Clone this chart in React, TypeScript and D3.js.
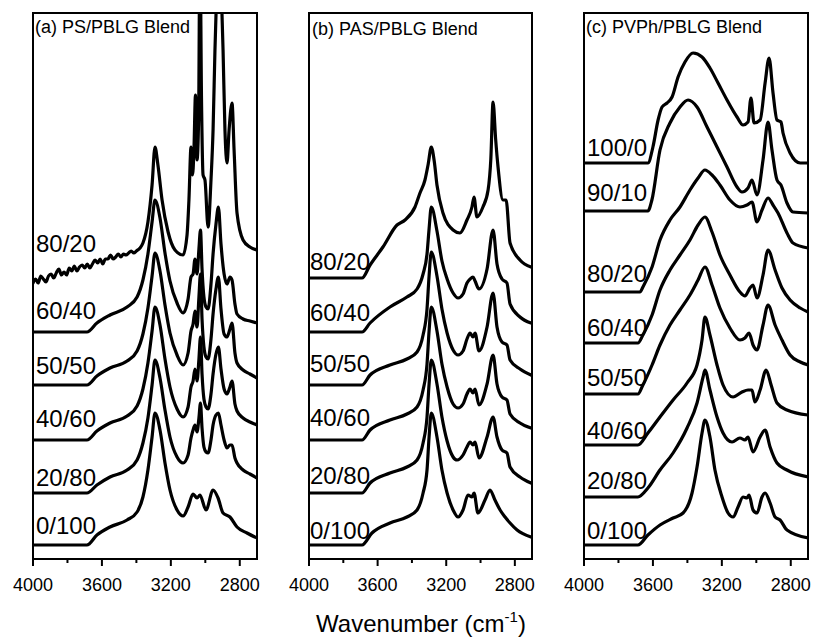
import React from 'react';
import * as d3 from 'd3';

type Pt = [number, number];

// ---------- shared axis values ----------
const xDomain: [number, number] = [4000, 2700];
const majorTicks = [4000, 3600, 3200, 2800];
const minorTicks = [3800, 3400, 3000];
const yDomain: [number, number] = [0, 546];

// ---------- (a) PS/PBLG ----------
const psTitle = '(a) PS/PBLG Blend';
const psLabels = ['80/20', '60/40', '50/50', '40/60', '20/80', '0/100'];
const psLabelLevels = [307, 240, 185, 132, 73, 25];
const ps_80_20: Pt[] = [[4000,276],[3985,280],[3970,276],[3955,283],[3940,280],[3925,277],[3910,283],[3895,285],[3880,281],[3865,286],[3850,290],[3835,284],[3820,287],[3805,284],[3790,291],[3775,288],[3760,293],[3745,288],[3730,292],[3715,294],[3700,291],[3685,295],[3670,291],[3655,295],[3640,299],[3625,296],[3610,300],[3595,295],[3580,300],[3565,300],[3550,304],[3535,300],[3520,302],[3505,305],[3490,302],[3475,305],[3460,304],[3445,306],[3430,308],[3415,306],[3400,308],[3379,311],[3362,316],[3333,337],[3309,374],[3292,412],[3275,394],[3251,359],[3216,327],[3176,309],[3129,304],[3106,324],[3095,359],[3083,412],[3074,384],[3066,409],[3057,464],[3048,399],[3039,439],[3031,620],[3022,459],[3013,384],[3002,379],[2984,332],[2967,379],[2955,429],[2944,509],[2932,579],[2921,619],[2909,579],[2897,509],[2886,429],[2874,396],[2862,429],[2845,456],[2833,409],[2816,346],[2781,319],[2741,312],[2700,309]];
const ps_60_40: Pt[] = [[4000,227],[3687,227],[3629,236],[3553,244],[3454,252],[3396,262],[3362,279],[3333,305],[3309,337],[3292,359],[3263,341],[3234,306],[3205,278],[3164,256],[3129,246],[3100,260],[3083,282],[3071,285],[3060,300],[3048,285],[3037,310],[3028,329],[3019,290],[3008,262],[2996,252],[2984,250],[2967,275],[2955,305],[2938,335],[2924,352],[2909,315],[2891,285],[2874,275],[2857,282],[2845,279],[2828,255],[2816,245],[2781,240],[2741,238],[2700,236]];
const ps_50_50: Pt[] = [[4000,174],[3687,174],[3629,183],[3553,191],[3454,198],[3396,208],[3362,225],[3333,251],[3309,283],[3292,306],[3263,288],[3234,254],[3205,226],[3164,204],[3129,194],[3100,206],[3083,228],[3071,235],[3060,248],[3048,232],[3037,262],[3028,285],[3019,240],[3008,212],[2996,202],[2984,200],[2967,220],[2955,245],[2938,270],[2924,282],[2909,250],[2891,225],[2874,222],[2857,230],[2845,236],[2828,206],[2816,196],[2781,189],[2741,185],[2700,181]];
const ps_40_60: Pt[] = [[4000,119],[3687,119],[3629,128],[3553,136],[3454,143],[3396,153],[3362,170],[3333,196],[3309,228],[3292,252],[3263,234],[3234,200],[3205,172],[3164,150],[3129,142],[3100,152],[3083,172],[3071,178],[3060,190],[3048,178],[3037,200],[3028,222],[3019,185],[3008,160],[2996,152],[2984,150],[2967,165],[2955,185],[2938,205],[2924,212],[2909,190],[2891,170],[2874,165],[2857,172],[2845,178],[2828,155],[2816,148],[2781,141],[2741,137],[2700,134]];
const ps_20_80: Pt[] = [[4000,66],[3687,66],[3629,74],[3553,82],[3454,89],[3396,99],[3362,116],[3333,141],[3309,174],[3292,199],[3263,181],[3234,149],[3205,122],[3164,102],[3129,96],[3100,104],[3083,121],[3071,129],[3060,134],[3048,127],[3037,141],[3028,156],[3019,131],[3008,112],[2996,107],[2984,106],[2967,119],[2955,134],[2938,144],[2924,146],[2909,134],[2891,119],[2874,111],[2857,114],[2845,114],[2828,101],[2816,96],[2781,89],[2741,85],[2700,81]];
const ps_0_100: Pt[] = [[4000,14],[3687,14],[3629,24],[3553,32],[3454,39],[3396,47],[3362,62],[3333,89],[3309,122],[3292,146],[3263,129],[3234,96],[3205,69],[3164,49],[3129,43],[3100,52],[3071,65],[3048,61],[3031,64],[2996,49],[2955,69],[2926,61],[2897,46],[2857,42],[2816,32],[2758,26],[2700,21]];

// ---------- (b) PAS/PBLG ----------
const pasTitle = '(b) PAS/PBLG Blend';
const pasLabels = ['80/20', '60/40', '50/50', '40/60', '20/80', '0/100'];
const pasLabelLevels = [289, 238, 187, 133, 75, 20];
const pas_80_20: Pt[] = [[4000,281],[3691,281],[3644,294],[3569,312],[3487,334],[3440,339],[3382,352],[3353,366],[3324,379],[3305,395],[3287,412],[3270,398],[3254,374],[3219,346],[3160,329],[3120,326],[3079,339],[3050,352],[3038,362],[3021,342],[2986,352],[2956,369],[2940,400],[2927,457],[2912,420],[2898,392],[2869,359],[2851,359],[2828,316],[2770,299],[2706,292]];
const pas_60_40: Pt[] = [[4000,227],[3691,227],[3644,236],[3528,252],[3429,262],[3370,270],[3335,285],[3312,305],[3300,330],[3287,352],[3254,328],[3225,298],[3195,280],[3160,266],[3131,261],[3102,265],[3079,276],[3061,280],[3044,282],[3032,278],[3009,270],[2962,290],[2927,329],[2904,295],[2875,280],[2846,276],[2828,255],[2770,242],[2706,236]];
const pas_50_50: Pt[] = [[4000,174],[3691,174],[3644,184],[3528,194],[3429,200],[3370,207],[3335,224],[3312,250],[3300,283],[3287,307],[3254,283],[3225,250],[3195,226],[3160,209],[3131,204],[3102,208],[3079,220],[3061,226],[3044,222],[3032,226],[3009,208],[2962,232],[2927,266],[2904,232],[2875,217],[2846,214],[2828,199],[2770,190],[2706,184]];
const pas_40_60: Pt[] = [[4000,119],[3691,119],[3644,129],[3528,139],[3429,145],[3370,152],[3335,169],[3312,195],[3300,228],[3287,252],[3254,228],[3225,195],[3195,172],[3160,155],[3131,151],[3102,155],[3079,165],[3061,170],[3044,166],[3032,170],[3009,154],[2962,175],[2927,204],[2904,175],[2875,162],[2846,159],[2828,145],[2770,136],[2706,131]];
const pas_20_80: Pt[] = [[4000,66],[3691,66],[3644,76],[3528,86],[3429,92],[3370,99],[3335,116],[3312,142],[3300,175],[3287,199],[3254,175],[3225,142],[3195,118],[3160,102],[3137,99],[3102,104],[3079,112],[3061,117],[3044,114],[3032,117],[3009,101],[2962,122],[2927,142],[2904,122],[2875,109],[2846,106],[2828,92],[2770,82],[2706,76]];
const pas_0_100: Pt[] = [[4000,14],[3691,14],[3633,26],[3528,36],[3429,42],[3370,49],[3335,66],[3312,89],[3300,122],[3287,146],[3254,122],[3225,89],[3195,66],[3160,49],[3131,42],[3102,49],[3073,64],[3050,62],[3038,66],[3015,46],[2974,59],[2945,69],[2916,59],[2886,49],[2857,42],[2828,36],[2787,29],[2706,22]];

// ---------- (c) PVPh/PBLG ----------
const pvphTitle = '(c) PVPh/PBLG Blend';
const pvphLabels = ['100/0', '90/10', '80/20', '60/40', '50/50', '40/60', '20/80', '0/100'];
const pvphLabelLevels = [403, 358, 277, 223, 173, 120, 70, 20];
const pvph_100_0: Pt[] = [[4000,396],[3629,396],[3600,412],[3570,439],[3547,452],[3518,456],[3489,462],[3454,482],[3414,497],[3367,506],[3315,502],[3269,491],[3222,476],[3170,459],[3112,442],[3077,434],[3048,437],[3031,461],[3013,436],[2978,439],[2949,476],[2926,501],[2903,466],[2880,439],[2857,437],[2845,426],[2804,406],[2745,396],[2700,396]];
const pvph_90_10: Pt[] = [[4000,348],[3629,348],[3606,359],[3559,409],[3501,436],[3443,452],[3396,459],[3344,452],[3286,432],[3228,412],[3170,392],[3112,372],[3083,367],[3048,371],[3025,379],[2996,364],[2961,399],[2932,437],[2909,409],[2880,379],[2857,374],[2822,356],[2787,347],[2700,346]];
const pvph_80_20: Pt[] = [[4000,267],[3675,267],[3658,272],[3605,292],[3559,319],[3501,339],[3443,352],[3385,369],[3338,381],[3298,389],[3257,384],[3211,374],[3153,359],[3095,352],[3054,354],[3025,357],[2996,337],[2967,349],[2932,361],[2903,354],[2874,346],[2822,326],[2787,316],[2700,311]];
const pvph_60_40: Pt[] = [[4000,216],[3687,216],[3658,224],[3605,244],[3559,269],[3501,289],[3443,304],[3385,319],[3338,334],[3298,342],[3257,327],[3211,304],[3153,284],[3095,267],[3066,263],[3037,271],[3019,274],[2996,261],[2961,284],[2932,309],[2891,289],[2851,271],[2804,259],[2745,251],[2700,247]];
const pvph_50_50: Pt[] = [[4000,165],[3687,165],[3658,174],[3605,194],[3559,214],[3501,234],[3443,249],[3385,264],[3338,279],[3298,292],[3257,274],[3211,251],[3153,231],[3095,219],[3066,221],[3042,226],[3019,214],[2996,209],[2961,234],[2932,254],[2891,234],[2851,219],[2804,204],[2745,197],[2700,194]];
const pvph_40_60: Pt[] = [[4000,114],[3687,114],[3629,126],[3559,142],[3483,159],[3402,176],[3344,194],[3315,219],[3298,242],[3269,224],[3228,194],[3193,174],[3135,162],[3083,167],[3048,169],[3025,169],[3008,157],[2978,169],[2943,189],[2914,174],[2880,156],[2822,149],[2700,144]];
const pvph_20_80: Pt[] = [[4000,62],[3687,62],[3629,71],[3559,89],[3483,106],[3402,131],[3344,156],[3309,182],[3298,189],[3269,169],[3228,142],[3193,126],[3141,117],[3095,121],[3066,119],[3048,122],[3019,107],[2978,122],[2949,129],[2920,112],[2880,96],[2822,89],[2700,82]];
const pvph_0_100: Pt[] = [[4000,14],[3687,14],[3629,24],[3559,34],[3483,41],[3425,46],[3373,66],[3344,92],[3315,126],[3298,139],[3269,122],[3240,89],[3199,62],[3164,46],[3135,42],[3106,52],[3077,62],[3054,61],[3042,64],[3019,49],[2996,46],[2967,62],[2949,66],[2920,56],[2891,42],[2862,39],[2822,29],[2700,21]];

const axisTitle = 'Wavenumber (cm';
const axisTitleSup = '-1';

const panelData = [
  { title: psTitle, labels: psLabels, levels: psLabelLevels, series: [ps_80_20, ps_60_40, ps_50_50, ps_40_60, ps_20_80, ps_0_100] },
  { title: pasTitle, labels: pasLabels, levels: pasLabelLevels, series: [pas_80_20, pas_60_40, pas_50_50, pas_40_60, pas_20_80, pas_0_100] },
  { title: pvphTitle, labels: pvphLabels, levels: pvphLabelLevels, series: [pvph_100_0, pvph_90_10, pvph_80_20, pvph_60_40, pvph_50_50, pvph_40_60, pvph_20_80, pvph_0_100] },
];

// ---------- layout ----------
const W = 813, H = 639;
const TOP = 13, BOTTOM = 559;
const layout = [
  { x0: 33, x1: 257, titleX: 35, titleY: 33, labelDx: 3 },
  { x0: 309, x1: 532, titleX: 312, titleY: 35, labelDx: 1 },
  { x0: 584, x1: 808, titleX: 586, titleY: 33, labelDx: 3 },
];
const FONT = 'Arial, "Liberation Sans", Helvetica, sans-serif';

function Panel({ idx }: { idx: number }) {
  const L = layout[idx];
  const P = panelData[idx];
  const x = d3.scaleLinear().domain(xDomain).range([L.x0, L.x1]);
  const y = d3.scaleLinear().domain(yDomain).range([BOTTOM, TOP]);
  const line = d3.line<Pt>().x(d => x(d[0])).y(d => y(d[1])).curve(d3.curveMonotoneX);
  const clipId = `clip-${idx}`;
  return (
    <g>
      <defs>
        <clipPath id={clipId}>
          <rect x={L.x0} y={TOP} width={L.x1 - L.x0} height={BOTTOM - TOP} />
        </clipPath>
      </defs>
      <g clipPath={`url(#${clipId})`}>
        {P.series.map((s, i) => (
          <path key={i} d={line(s) || ''} fill="none" stroke="#000" strokeWidth={3.2} strokeLinejoin="round" strokeLinecap="round" />
        ))}
      </g>
      <rect x={L.x0} y={TOP} width={L.x1 - L.x0} height={BOTTOM - TOP} fill="none" stroke="#000" strokeWidth={2} />
      {majorTicks.map(t => (
        <g key={t}>
          <line x1={x(t)} x2={x(t)} y1={BOTTOM} y2={BOTTOM + 7} stroke="#000" strokeWidth={2} />
          <text x={x(t)} y={591} textAnchor="middle" fontFamily={FONT} fontSize={18}>{t}</text>
        </g>
      ))}
      {minorTicks.map(t => (
        <line key={t} x1={x(t)} x2={x(t)} y1={BOTTOM} y2={BOTTOM + 4} stroke="#000" strokeWidth={2} />
      ))}
      <text x={L.titleX} y={L.titleY} fontFamily={FONT} fontSize={18}>{P.title}</text>
      {P.labels.map((lab, i) => (
        <text key={lab} x={L.x0 + L.labelDx} y={y(P.levels[i])} fontFamily={FONT} fontSize={24}>{lab}</text>
      ))}
    </g>
  );
}

export default function App() {
  return (
    <svg width={W} height={H} style={{ position: 'absolute', left: 0, top: 0, background: '#fff' }}>
      <rect width={W} height={H} fill="#fff" />
      {layout.map((_, i) => <Panel key={i} idx={i} />)}
      <text x={421} y={632} textAnchor="middle" fontFamily={FONT} fontSize={24}>
        {axisTitle}
        <tspan fontSize={15} dy={-10}>{axisTitleSup}</tspan>
        <tspan dy={10}>)</tspan>
      </text>
    </svg>
  );
}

Written instruction: Track down every line of the material containing the string "React", and copy it.

Full response:
Clone this chart in React, TypeScript and D3.js.
import React from 'react';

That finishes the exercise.